I would like to keep the conversation about the crisis of the Haitian-American Church going. I published two articles (December 2018 and January 2019) on the subject matter in “The Haitian Times.” Folks, the Haitian-American American church should aim for better results in this twenty-first century’s culture.

The Haitian-American Church in our contemporary moments is functioning as if people’s lives do not matter and that their existential troubles, except for those dubbed “spiritual,” are not urgent and real issues. Our churches fail to balance the life of the soul and the life of the mind. Correspondingly, our churches have neglected the theology of the belly while prioritizing the theology of the head. There must be a radical shift in what we confess theologically and what we practice morally and ethically. For example, poverty is a moral problem the same way that denying the deity of Jesus is a grand theological heresy in the Christian tradition. A second example is this: to ignore the suffering of a single mother of four children in our congregation while promising her we will pray for her during our Friday prayer meetings when the congregation can and in fact has the resources to reach out to her in order to alleviate her pain is a catastrophic ethical dilemma. This is not the purpose of Christian prayer.

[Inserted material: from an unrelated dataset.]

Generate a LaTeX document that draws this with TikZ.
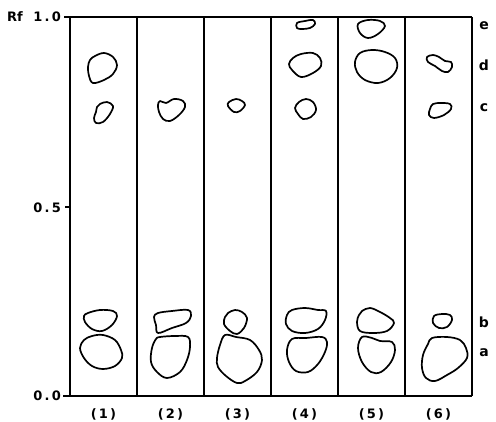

I believe our Haitian-American congregations can do better and should play an effective role in the community they’re located. We need to eastablish healthy churches that will actively engage the community, foster a high level of conscientization among the people in the community, collaborate with city’s officials for public good, and actively serve the poor and those in need in the city–it’s also the reponsibility of the church to connect and point people to Jesus, and to spread the love and glory of God in the public sphere and in the civil society.

Nonetheless, the root of the crisis of the Haitian-American Church primarily lies in the miseducation of the Haitian-American Clergy. The root of the weaknesses of the Haitian-American Church is also associated with the bankruptcy of the Haitian-American leadership. A third source of the crisis of the Haitian-American Church is linked to deep ethical and moral problems of the Haitian-American Clergy.

I’m currently working on two op-eds on the subject of “The Miseducation of the Haitian-American Church”–as long as “The Haitian Times” continues to afford me the opportunity to publish my work for the good and welfare of our community.